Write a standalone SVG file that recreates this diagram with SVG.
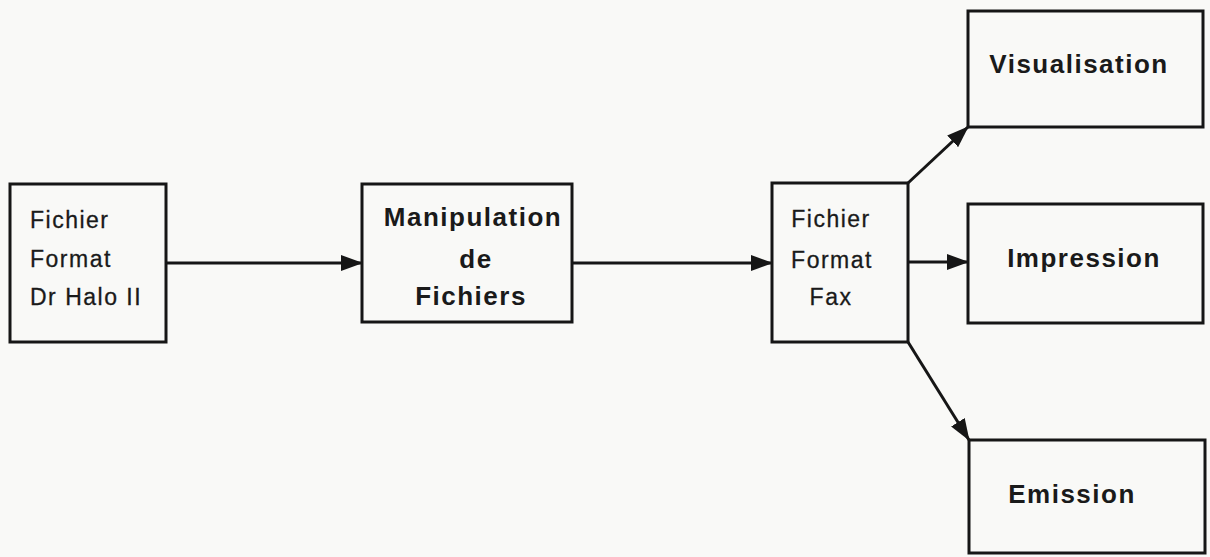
<svg xmlns="http://www.w3.org/2000/svg" width="1210" height="557" viewBox="0 0 1210 557">
<style>
.box{fill:none;stroke:#161616;stroke-width:3}
.t{font-family:"Liberation Sans",Arial,sans-serif;font-size:23px;fill:#1a1a1a;letter-spacing:1.5px;stroke:#1a1a1a;stroke-width:0.3}
.b{font-family:"Liberation Sans",Arial,sans-serif;font-size:26px;font-weight:bold;fill:#1a1a1a;letter-spacing:1.5px}
.c{stroke:#161616;stroke-width:3;fill:none;marker-end:url(#ah)}
</style>
<defs>
<marker id="ah" markerWidth="22" markerHeight="16" refX="21" refY="8" orient="auto" markerUnits="userSpaceOnUse">
<path d="M0,0 L22,8 L0,16 Z" fill="#161616"/>
</marker>
</defs>
<rect width="1210" height="557" fill="#f9f9f7"/>
<g id="connectors">
<line class="c" x1="166" y1="263" x2="362" y2="263"/>
<line class="c" x1="572" y1="263" x2="772" y2="263"/>
<line class="c" x1="908" y1="262" x2="968" y2="262"/>
<line class="c" x1="908" y1="183" x2="968" y2="127"/>
<line class="c" x1="908" y1="342" x2="969" y2="440"/>
</g>
<g id="n1">
<rect class="box" x="10" y="184" width="156" height="158"/>
<text class="t" x="30" y="228">Fichier</text>
<text class="t" x="30" y="267">Format</text>
<text class="t" x="30" y="305">Dr Halo II</text>
</g>
<g id="n2">
<rect class="box" x="362" y="184" width="210" height="138"/>
<text class="b" x="473" y="226" text-anchor="middle">Manipulation</text>
<text class="b" x="476" y="268" text-anchor="middle">de</text>
<text class="b" x="471" y="305" text-anchor="middle">Fichiers</text>
</g>
<g id="n3">
<rect class="box" x="772" y="183" width="136" height="159"/>
<text class="t" x="831" y="227" text-anchor="middle">Fichier</text>
<text class="t" x="832" y="268" text-anchor="middle">Format</text>
<text class="t" x="831" y="305" text-anchor="middle">Fax</text>
</g>
<g id="n4">
<rect class="box" x="968" y="11" width="235" height="116"/>
<text class="b" x="1079" y="73" text-anchor="middle">Visualisation</text>
</g>
<g id="n5">
<rect class="box" x="968" y="204" width="235" height="119"/>
<text class="b" x="1084" y="267" text-anchor="middle">Impression</text>
</g>
<g id="n6">
<rect class="box" x="969" y="440" width="236" height="113"/>
<text class="b" x="1072" y="503" text-anchor="middle">Emission</text>
</g>
</svg>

────────

Give every line back word for word and leave the pictures out.

▶ **TASK RESPONSE**:
Write a standalone SVG file that recreates this diagram with SVG.
<svg xmlns="http://www.w3.org/2000/svg" width="1210" height="557" viewBox="0 0 1210 557">
<style>
.box{fill:none;stroke:#161616;stroke-width:3}
.t{font-family:"Liberation Sans",Arial,sans-serif;font-size:23px;fill:#1a1a1a;letter-spacing:1.5px;stroke:#1a1a1a;stroke-width:0.3}
.b{font-family:"Liberation Sans",Arial,sans-serif;font-size:26px;font-weight:bold;fill:#1a1a1a;letter-spacing:1.5px}
.c{stroke:#161616;stroke-width:3;fill:none;marker-end:url(#ah)}
</style>
<defs>
<marker id="ah" markerWidth="22" markerHeight="16" refX="21" refY="8" orient="auto" markerUnits="userSpaceOnUse">
<path d="M0,0 L22,8 L0,16 Z" fill="#161616"/>
</marker>
</defs>
<rect width="1210" height="557" fill="#f9f9f7"/>
<g id="connectors">
<line class="c" x1="166" y1="263" x2="362" y2="263"/>
<line class="c" x1="572" y1="263" x2="772" y2="263"/>
<line class="c" x1="908" y1="262" x2="968" y2="262"/>
<line class="c" x1="908" y1="183" x2="968" y2="127"/>
<line class="c" x1="908" y1="342" x2="969" y2="440"/>
</g>
<g id="n1">
<rect class="box" x="10" y="184" width="156" height="158"/>
<text class="t" x="30" y="228">Fichier</text>
<text class="t" x="30" y="267">Format</text>
<text class="t" x="30" y="305">Dr Halo II</text>
</g>
<g id="n2">
<rect class="box" x="362" y="184" width="210" height="138"/>
<text class="b" x="473" y="226" text-anchor="middle">Manipulation</text>
<text class="b" x="476" y="268" text-anchor="middle">de</text>
<text class="b" x="471" y="305" text-anchor="middle">Fichiers</text>
</g>
<g id="n3">
<rect class="box" x="772" y="183" width="136" height="159"/>
<text class="t" x="831" y="227" text-anchor="middle">Fichier</text>
<text class="t" x="832" y="268" text-anchor="middle">Format</text>
<text class="t" x="831" y="305" text-anchor="middle">Fax</text>
</g>
<g id="n4">
<rect class="box" x="968" y="11" width="235" height="116"/>
<text class="b" x="1079" y="73" text-anchor="middle">Visualisation</text>
</g>
<g id="n5">
<rect class="box" x="968" y="204" width="235" height="119"/>
<text class="b" x="1084" y="267" text-anchor="middle">Impression</text>
</g>
<g id="n6">
<rect class="box" x="969" y="440" width="236" height="113"/>
<text class="b" x="1072" y="503" text-anchor="middle">Emission</text>
</g>
</svg>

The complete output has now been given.